Birleşmiş Milletler (BM)Genel Sekreteri’nin son Kıbrıs raporu sonrasında karşılıklı suçlama ve karalama anlayışının yeniden devreye girdiğine dikkat çeken Birinci, önümüzdeki hafta BM Güvenlik Konseyine sunulacak raporun tarafların hoşlanmadığı unsurları içerse de, gerçekte dengeli bir rapor olduğunu belirtti.
BM Raporları’nın tüm tarafların hassasiyetleri ve mevcut durumu içermek durumunda olduğunu, son raporun da bu anlayışla hazırlandığını belirten Birinci, “Raporda Kıbrıs Türk halkı adına olumlu gelişmeler bulunmaktadır. Ancak bu durumu daha ileri götürmek ancak gerçek bir çözüm vizyonuyla mümkün olabilecektir” dedi.
BM raporunda Kıbrıslı Türklerin izolasyonuna değinilmesi, ardından da AB raporunun gündeme gelmesinin akıllara doğal olarak son 10 yıldır askıda olan doğrudan ticaret tüzüğünü getirdiğini belirten Birinci, TDP olarak bu konuda bütünlüklü bir önerileri olduğunu, bu çerçevede Maraş’ın BM gözetiminde açılmasına karşılık, Mağusa Limanı’nın serbest ticarete, Ercan Havaalanı’nın da doğrudan uçuşlara açılmasını öngördüklerini anımsattı ve bu senaryoda herkesin kazançlı çıkacağına dikkat çekti.

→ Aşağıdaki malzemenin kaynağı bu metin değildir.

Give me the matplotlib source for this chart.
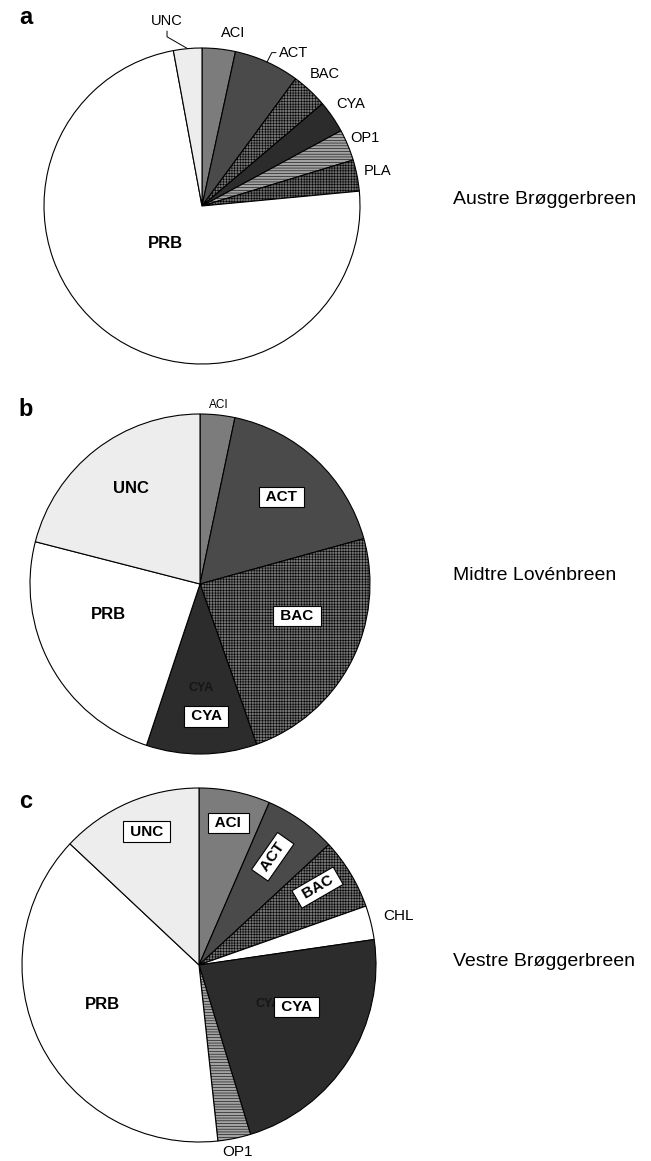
import numpy as np
import matplotlib
matplotlib.use("Agg")
import matplotlib.pyplot as plt

plt.rcParams['font.family'] = ['Liberation Sans', 'DejaVu Sans']
plt.rcParams['hatch.linewidth'] = 0.4

# relative abundance of each group (%), clockwise from 12 o'clock
austre_groups = ['ACI', 'ACT', 'BAC', 'CYA', 'OP1', 'PLA', 'PRB', 'UNC']
austre_pct = [3.4, 6.7, 3.7, 3.3, 3.2, 3.2, 73.6, 2.9]

midtre_groups = ['ACI', 'ACT', 'BAC', 'CYA', 'PRB', 'UNC']
midtre_pct = [3.3, 17.4, 23.9, 10.5, 23.9, 21.0]

vestre_groups = ['ACI', 'ACT', 'BAC', 'CHL', 'CYA', 'OP1', 'PRB', 'UNC']
vestre_pct = [6.5, 6.6, 6.5, 3.1, 22.6, 3.0, 38.7, 13.0]

glaciers = ['Austre Brøggerbreen', 'Midtre Lovénbreen', 'Vestre Brøggerbreen']
panels = ['a', 'b', 'c']

# grey-scale fills per group
fills = {'ACI': '#7c7c7c', 'ACT': '#4a4a4a', 'BAC': '#727272', 'CYA': '#2c2c2c',
         'OP1': '#a2a2a2', 'PLA': '#6a6a6a', 'PRB': 'white', 'UNC': '#ededed',
         'CHL': 'white'}
hatches = {'BAC': '++++++', 'PLA': '++++++', 'OP1': '------'}

W, H = 651, 1161
fig = plt.figure(figsize=(W / 100, H / 100), dpi=100)
ax = fig.add_axes([0, 0, 1, 1])


def draw_pie(groups, pct, cx, cy, r):
    wedges, _ = ax.pie(pct, colors=[fills[g] for g in groups], startangle=90,
                       counterclock=False, center=(cx, H - cy), radius=r,
                       wedgeprops=dict(edgecolor='black', linewidth=0.8))
    for w, g in zip(wedges, groups):
        w.set_hatch(hatches.get(g, ''))
    return dict(zip(groups, wedges))


def spot(w, dist, shift=0):
    # point along the wedge's middle direction; shift is clockwise, degrees
    th = np.radians((w.theta1 + w.theta2) / 2 - shift)
    cx, cy = w.center
    return cx + dist * w.r * np.cos(th), cy + dist * w.r * np.sin(th)


box = dict(boxstyle='square,pad=0.2', fc='white', ec='black', lw=0.8)


def put(w, text, kind, dist, shift=0, rot=0, size=10.5):
    x, y = spot(w, dist, shift)
    if kind == 'out':
        ax.text(x, y, text, fontsize=size, ha='center', va='center')
    elif kind == 'bold':
        ax.text(x, y, text, fontsize=12, weight='bold', ha='center', va='center')
    elif kind == 'box':
        ax.text(x, y, ' %s ' % text, fontsize=11, weight='bold', ha='center',
                va='center', rotation=rot, rotation_mode='anchor', bbox=box,
                zorder=5)
    elif kind == 'faint':
        # label partly covered by the boxed one
        ax.text(x, y, text, fontsize=9, weight='bold', color='#161616',
                ha='center', va='center', zorder=4)


def lead(w, text, dist, shift, angA, angB):
    ex, ey = spot(w, 1.0)
    x, y = spot(w, dist, shift)
    ax.annotate(text, xy=(ex, ey), xytext=(x, y), fontsize=10.5,
                ha='center', va='center',
                arrowprops=dict(arrowstyle='-', lw=0.7, shrinkA=0, shrinkB=0,
                                connectionstyle='angle,angleA=%d,angleB=%d,rad=0'
                                % (angA, angB)))


# a: Austre Brøggerbreen
pa = draw_pie(austre_groups, austre_pct, 202, 206, 158)
lead(pa['UNC'], 'UNC', 1.19, -5.5, 90, 150)
put(pa['ACI'], 'ACI', 'out', 1.11, 4)
lead(pa['ACT'], 'ACT', 1.13, 6.5, 0, 63)
put(pa['BAC'], 'BAC', 'out', 1.14)
put(pa['CYA'], 'CYA', 'out', 1.14)
put(pa['OP1'], 'OP1', 'out', 1.12)
put(pa['PLA'], 'PLA', 'out', 1.13)
put(pa['PRB'], 'PRB', 'bold', 0.33, 7)

# b: Midtre Lovénbreen
pb = draw_pie(midtre_groups, midtre_pct, 200, 584, 170)
put(pb['ACI'], 'ACI', 'out', 1.06, size=8.5)
put(pb['ACT'], 'ACT', 'box', 0.70)
put(pb['BAC'], 'BAC', 'box', 0.60, -9)
put(pb['CYA'], 'CYA', 'faint', 0.61)
put(pb['CYA'], 'CYA', 'box', 0.78, -2)
put(pb['PRB'], 'PRB', 'bold', 0.57, 10)
put(pb['UNC'], 'UNC', 'bold', 0.69, 2)

# c: Vestre Brøggerbreen
pc = draw_pie(vestre_groups, vestre_pct, 199, 965, 177)
put(pc['UNC'], 'UNC', 'box', 0.81, 2)
put(pc['ACI'], 'ACI', 'box', 0.82)
put(pc['ACT'], 'ACT', 'box', 0.74, -1, rot=55)
put(pc['BAC'], 'BAC', 'box', 0.80, -2, rot=30)
put(pc['CHL'], 'CHL', 'out', 1.16, size=11)
put(pc['CYA'], 'CYA', 'faint', 0.45, -3)
put(pc['CYA'], 'CYA', 'box', 0.60, -9)
put(pc['OP1'], 'OP1', 'out', 1.08, size=11)
put(pc['PRB'], 'PRB', 'bold', 0.59, 4.5)

# panel letters and glacier names
for letter, ly in zip(panels, [17, 410, 801]):
    ax.text(26, H - ly, letter, fontsize=17, weight='bold', ha='center', va='center')
for name, ny in zip(glaciers, [200, 576, 961]):
    ax.text(453, H - ny, name, fontsize=14, ha='left', va='center')

ax.set_xlim(0, W)
ax.set_ylim(0, H)
ax.set_aspect('equal')
ax.axis('off')
fig.savefig('out.png', dpi=100, facecolor='white')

“Müzakereler yeniden başlamalı”

TDP Genel Sekreteri Deniz Birinci, müzakere sürecinin aylardır sekteye uğradığını, dönem içinde müzakerelerin yeniden başlamasına olanak sağlayacak fırsatların da maalesef olumlu değerlendirilmediğini belirterek, diyalog ve müzakere süreci yerine gerginlik ve güç gösterisinin hakim olmasından kimsenin kazançlı çıkmayacağını kaydetti.

BM Genel Sekreteri’nin raporunda olduğu gibi tarafları karşılıklı suçlama ve karalama hamlelerinden vazgeçmeye davet ettiklerini belirten Birinci, “Akıl yolu ve ortak ihtiyacımız diyalog kurarak ve müzakere masasına oturarak çözümün yollarını bulmaktır. Çözümsüz geçen her günün Kıbrıslıların aleyhine olduğu gerçeğinden hareketle, tarafları masanın oluşmasına yardımcı olmaya çözüm yönünde samimi davranmaya davet ediyoruz” ifadelerini kullandı.